Dark (Non Reflective) Propane Tank = Absorbed Heat = Propane Expansion = Relief Valve May Open
If you heat your home with propane and it's cold outside, you are going to use more propane. The same goes for heating with natural gas or electricity. The United States encompasses such a large geographic area that the climate regions of the country range from frigid to tropical. These contrasting environments signify a large difference in heating seasons as well as varying lengths of the heating seasons. Some parts of the southern U.S. have almost no heating season at all while parts of the northern U.S. seem to have a heating season for the bulk of the year.
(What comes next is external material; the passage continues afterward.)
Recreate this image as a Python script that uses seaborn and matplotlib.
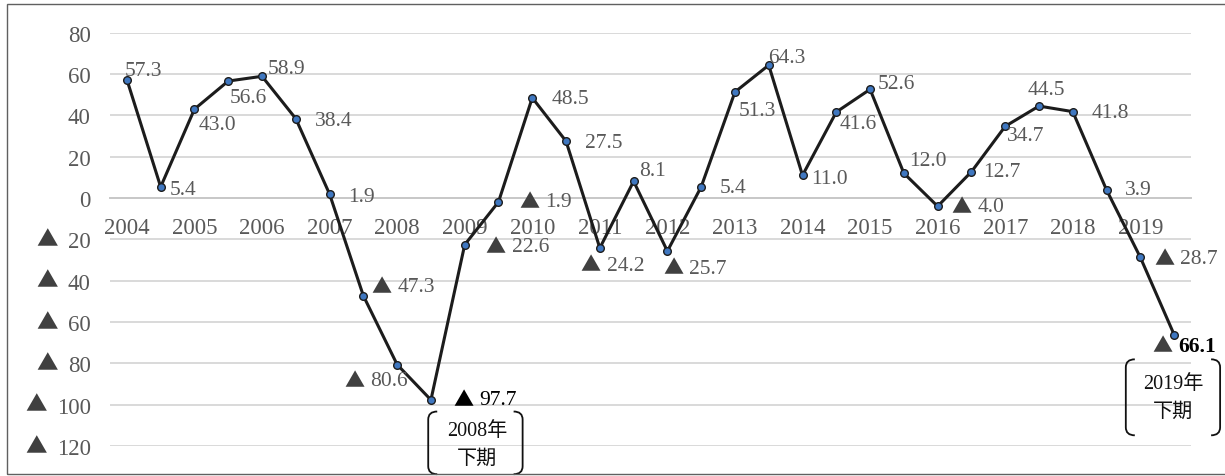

Consumers in the warmer regions of the U.S. may think they have a leak after an unseasonable winter or extended period of cold weather more often than propane consumers in cold climates. The reason being that people in these warmer climates are not used to cold winters and they can't see how they could have used so much gas. The example here actually occurred in San Antonio, Texas after an extended period of cold temperatures in January of 2007. San Antonio is known for hot summers and mild winters and the propane customer was unable to believe that he had gone through so much gas in just a few weeks. The customer has a 1,000 gallon propane tank that supplies the following LP Gas appliances (with appliance BTU ratings): 3 Water Heaters - 40,000 BTU/hr each 2 Central Furnaces - 200,000 BTU/hr each 1 Clothes Dryer - 35,000 BTU/hr 1 Gas Range - 65,000 BTU/hr 2 Fireplaces (with ceramic logs) - 26,000 BTU/hr each 1 Pool Heater - 425,000 BTU/hr One gallon of propane has 91,547 BTU's. Appliance BTU ratings indicate the appliance usage at 100% capacity. In other words, a furnace with a 200,000 BTU/hr rating means the furnace will use 200,000 BTU's per hour when it is running at "full blast". The furnace will use about 2.2 gallons of propane in one hour's time (200,000 ÷ 91,547 = 2.18). The total load on this house is 1,097,000 BTU/hr meaning that if all appliances are running at 100%, the total use will be about 12 gallons of propane an hour (1,097,000 ÷ 91,547 = 11.98). At this propane usage rate, a total of 288 gallons are being used each day.